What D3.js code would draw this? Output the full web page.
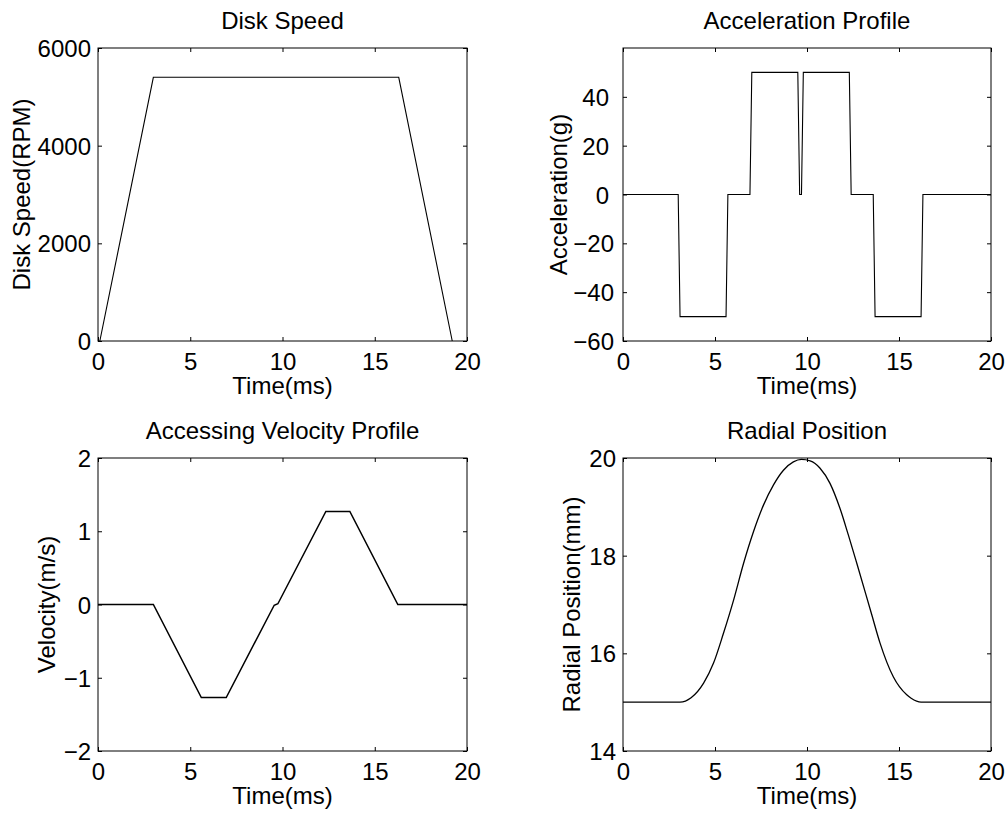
<!DOCTYPE html>
<html>
<head>
<meta charset="utf-8">
<script src="https://cdn.jsdelivr.net/npm/d3@7"></script>
<style>
  body { margin: 0; background: #fff; }
  svg { display: block; }
  text { font-family: "Liberation Sans", Arial, Helvetica, sans-serif; font-size: 24px; fill: #000; }
</style>
</head>
<body>
<div id="chart"></div>
<script>
// values
const timeTicks = [0, 5, 10, 15, 20];

const speedT = [0.1, 3.0, 16.3, 19.2];
const speedRpm = [0, 5400, 5400, 0];
const speedTicks = [0, 2000, 4000, 6000];

const accT = [0, 3.0, 3.1, 5.6, 5.7, 6.9, 7.0, 9.5, 9.6, 9.7, 9.8, 12.3, 12.4, 13.6, 13.7, 16.2, 16.3, 20];
const accG = [0, 0, -50, -50, 0, 0, 50, 50, 0, 0, 50, 50, 0, 0, -50, -50, 0, 0];
const accTicks = [-60, -40, -20, 0, 20, 40];

const velT = [0, 3.0, 5.6, 6.95, 9.55, 9.75, 12.35, 13.65, 16.25, 20];
const velMs = [0, 0, -1.27, -1.27, -0.01, 0.01, 1.27, 1.27, 0, 0];
const velTicks = [-2, -1, 0, 1, 2];

const posT = [0, 3.1, 3.7, 4.38, 4.92, 5.46, 6.01, 6.55, 7.09, 7.64, 8.18, 8.72, 9.26, 9.7,
  10.17, 10.71, 11.25, 11.79, 12.25, 12.71, 13.52, 13.97, 14.69, 15.42, 15.66, 16.2, 20];
const posMm = [15, 15, 15.09, 15.39, 15.8, 16.41, 17.09, 17.84, 18.49, 19.04, 19.45, 19.75, 19.92, 19.97,
  19.94, 19.79, 19.48, 18.97, 18.42, 17.84, 16.79, 16.21, 15.52, 15.15, 15.08, 15, 15];
const posTicks = [14, 16, 18, 20];

const panels = [
  { title: "Disk Speed", ylabel: "Disk Speed(RPM)", t: speedT, v: speedRpm, yDomain: [0, 6000], yTicks: speedTicks,
    box: [98, 48, 467, 341], ylabelX: 30, curve: d3.curveLinear, sw: 1.1 },
  { title: "Acceleration Profile", ylabel: "Acceleration(g)", t: accT, v: accG, yDomain: [-60, 60], yTicks: accTicks,
    box: [623, 48, 991, 341], ylabelX: 567, curve: d3.curveLinear, sw: 1.1, posShift: 5 },
  { title: "Accessing Velocity Profile", ylabel: "Velocity(m/s)", t: velT, v: velMs, yDomain: [-2, 2], yTicks: velTicks,
    box: [98, 458, 467, 751], ylabelX: 55, curve: d3.curveLinear, sw: 1.5 },
  { title: "Radial Position", ylabel: "Radial Position(mm)", t: posT, v: posMm, yDomain: [14, 20], yTicks: posTicks,
    box: [623, 458, 991, 751], ylabelX: 580, curve: d3.curveMonotoneX, sw: 1.3 }
];

const svg = d3.select("#chart").append("svg")
  .attr("width", 1008)
  .attr("height", 813);

const tickLen = 4;
const fmt = d => d < 0 ? "\u2212" + Math.abs(d) : String(d);

panels.forEach(p => {
  const [x0, y0, x1, y1] = p.box;
  const x = d3.scaleLinear().domain([0, 20]).range([x0, x1]);
  const y = d3.scaleLinear().domain(p.yDomain).range([y1, y0]);
  const g = svg.append("g");

  // data line
  const pts = p.t.map((t, i) => [t, p.v[i]]);
  g.append("path")
    .datum(pts)
    .attr("fill", "none")
    .attr("stroke", "#000")
    .attr("stroke-width", p.sw)
    .attr("d", d3.line().x(d => x(d[0])).y(d => y(d[1])).curve(p.curve));

  // ticks on all four sides, pointing inward
  const bottom = g.append("g").attr("transform", `translate(0,${y1})`)
    .call(d3.axisBottom(x).tickValues(timeTicks).tickSize(-tickLen).tickFormat(fmt));
  const top = g.append("g").attr("transform", `translate(0,${y0})`)
    .call(d3.axisTop(x).tickValues(timeTicks).tickSize(-tickLen).tickFormat(""));
  const left = g.append("g").attr("transform", `translate(${x0},0)`)
    .call(d3.axisLeft(y).tickValues(p.yTicks).tickSize(-tickLen).tickFormat(fmt));
  const right = g.append("g").attr("transform", `translate(${x1},0)`)
    .call(d3.axisRight(y).tickValues(p.yTicks).tickSize(-tickLen).tickFormat(""));

  [bottom, top, left, right].forEach(a => {
    a.select(".domain").remove();
    a.selectAll("line").attr("stroke", "#000");
    a.selectAll("text").attr("font-size", null).attr("font-family", null).attr("fill", "#000");
  });
  bottom.selectAll("text").attr("dy", null).attr("y", 29);
  left.selectAll("text").attr("dy", "0.36em")
    .attr("x", d => -7 - (p.posShift && d >= 0 ? p.posShift : 0) - (p.posShift ? 2 : 0));

  // frame
  g.append("rect")
    .attr("x", x0).attr("y", y0)
    .attr("width", x1 - x0).attr("height", y1 - y0)
    .attr("fill", "none").attr("stroke", "#000").attr("stroke-width", 1);

  // title and labels
  g.append("text")
    .attr("x", (x0 + x1) / 2).attr("y", y0 - 19)
    .attr("text-anchor", "middle")
    .text(p.title);
  g.append("text")
    .attr("x", (x0 + x1) / 2).attr("y", y1 + 53)
    .attr("text-anchor", "middle")
    .text("Time(ms)");
  g.append("text")
    .attr("transform", `translate(${p.ylabelX},${(y0 + y1) / 2}) rotate(-90)`)
    .attr("text-anchor", "middle")
    .text(p.ylabel);
});
</script>
</body>
</html>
+---+
• [Work to be completed]:
Ignore the images and quote every line of the listing exactly.

• [Solution to this exercise]:
What D3.js code would draw this? Output the full web page.
<!DOCTYPE html>
<html>
<head>
<meta charset="utf-8">
<script src="https://cdn.jsdelivr.net/npm/d3@7"></script>
<style>
  body { margin: 0; background: #fff; }
  svg { display: block; }
  text { font-family: "Liberation Sans", Arial, Helvetica, sans-serif; font-size: 24px; fill: #000; }
</style>
</head>
<body>
<div id="chart"></div>
<script>
// values
const timeTicks = [0, 5, 10, 15, 20];

const speedT = [0.1, 3.0, 16.3, 19.2];
const speedRpm = [0, 5400, 5400, 0];
const speedTicks = [0, 2000, 4000, 6000];

const accT = [0, 3.0, 3.1, 5.6, 5.7, 6.9, 7.0, 9.5, 9.6, 9.7, 9.8, 12.3, 12.4, 13.6, 13.7, 16.2, 16.3, 20];
const accG = [0, 0, -50, -50, 0, 0, 50, 50, 0, 0, 50, 50, 0, 0, -50, -50, 0, 0];
const accTicks = [-60, -40, -20, 0, 20, 40];

const velT = [0, 3.0, 5.6, 6.95, 9.55, 9.75, 12.35, 13.65, 16.25, 20];
const velMs = [0, 0, -1.27, -1.27, -0.01, 0.01, 1.27, 1.27, 0, 0];
const velTicks = [-2, -1, 0, 1, 2];

const posT = [0, 3.1, 3.7, 4.38, 4.92, 5.46, 6.01, 6.55, 7.09, 7.64, 8.18, 8.72, 9.26, 9.7,
  10.17, 10.71, 11.25, 11.79, 12.25, 12.71, 13.52, 13.97, 14.69, 15.42, 15.66, 16.2, 20];
const posMm = [15, 15, 15.09, 15.39, 15.8, 16.41, 17.09, 17.84, 18.49, 19.04, 19.45, 19.75, 19.92, 19.97,
  19.94, 19.79, 19.48, 18.97, 18.42, 17.84, 16.79, 16.21, 15.52, 15.15, 15.08, 15, 15];
const posTicks = [14, 16, 18, 20];

const panels = [
  { title: "Disk Speed", ylabel: "Disk Speed(RPM)", t: speedT, v: speedRpm, yDomain: [0, 6000], yTicks: speedTicks,
    box: [98, 48, 467, 341], ylabelX: 30, curve: d3.curveLinear, sw: 1.1 },
  { title: "Acceleration Profile", ylabel: "Acceleration(g)", t: accT, v: accG, yDomain: [-60, 60], yTicks: accTicks,
    box: [623, 48, 991, 341], ylabelX: 567, curve: d3.curveLinear, sw: 1.1, posShift: 5 },
  { title: "Accessing Velocity Profile", ylabel: "Velocity(m/s)", t: velT, v: velMs, yDomain: [-2, 2], yTicks: velTicks,
    box: [98, 458, 467, 751], ylabelX: 55, curve: d3.curveLinear, sw: 1.5 },
  { title: "Radial Position", ylabel: "Radial Position(mm)", t: posT, v: posMm, yDomain: [14, 20], yTicks: posTicks,
    box: [623, 458, 991, 751], ylabelX: 580, curve: d3.curveMonotoneX, sw: 1.3 }
];

const svg = d3.select("#chart").append("svg")
  .attr("width", 1008)
  .attr("height", 813);

const tickLen = 4;
const fmt = d => d < 0 ? "\u2212" + Math.abs(d) : String(d);

panels.forEach(p => {
  const [x0, y0, x1, y1] = p.box;
  const x = d3.scaleLinear().domain([0, 20]).range([x0, x1]);
  const y = d3.scaleLinear().domain(p.yDomain).range([y1, y0]);
  const g = svg.append("g");

  // data line
  const pts = p.t.map((t, i) => [t, p.v[i]]);
  g.append("path")
    .datum(pts)
    .attr("fill", "none")
    .attr("stroke", "#000")
    .attr("stroke-width", p.sw)
    .attr("d", d3.line().x(d => x(d[0])).y(d => y(d[1])).curve(p.curve));

  // ticks on all four sides, pointing inward
  const bottom = g.append("g").attr("transform", `translate(0,${y1})`)
    .call(d3.axisBottom(x).tickValues(timeTicks).tickSize(-tickLen).tickFormat(fmt));
  const top = g.append("g").attr("transform", `translate(0,${y0})`)
    .call(d3.axisTop(x).tickValues(timeTicks).tickSize(-tickLen).tickFormat(""));
  const left = g.append("g").attr("transform", `translate(${x0},0)`)
    .call(d3.axisLeft(y).tickValues(p.yTicks).tickSize(-tickLen).tickFormat(fmt));
  const right = g.append("g").attr("transform", `translate(${x1},0)`)
    .call(d3.axisRight(y).tickValues(p.yTicks).tickSize(-tickLen).tickFormat(""));

  [bottom, top, left, right].forEach(a => {
    a.select(".domain").remove();
    a.selectAll("line").attr("stroke", "#000");
    a.selectAll("text").attr("font-size", null).attr("font-family", null).attr("fill", "#000");
  });
  bottom.selectAll("text").attr("dy", null).attr("y", 29);
  left.selectAll("text").attr("dy", "0.36em")
    .attr("x", d => -7 - (p.posShift && d >= 0 ? p.posShift : 0) - (p.posShift ? 2 : 0));

  // frame
  g.append("rect")
    .attr("x", x0).attr("y", y0)
    .attr("width", x1 - x0).attr("height", y1 - y0)
    .attr("fill", "none").attr("stroke", "#000").attr("stroke-width", 1);

  // title and labels
  g.append("text")
    .attr("x", (x0 + x1) / 2).attr("y", y0 - 19)
    .attr("text-anchor", "middle")
    .text(p.title);
  g.append("text")
    .attr("x", (x0 + x1) / 2).attr("y", y1 + 53)
    .attr("text-anchor", "middle")
    .text("Time(ms)");
  g.append("text")
    .attr("transform", `translate(${p.ylabelX},${(y0 + y1) / 2}) rotate(-90)`)
    .attr("text-anchor", "middle")
    .text(p.ylabel);
});
</script>
</body>
</html>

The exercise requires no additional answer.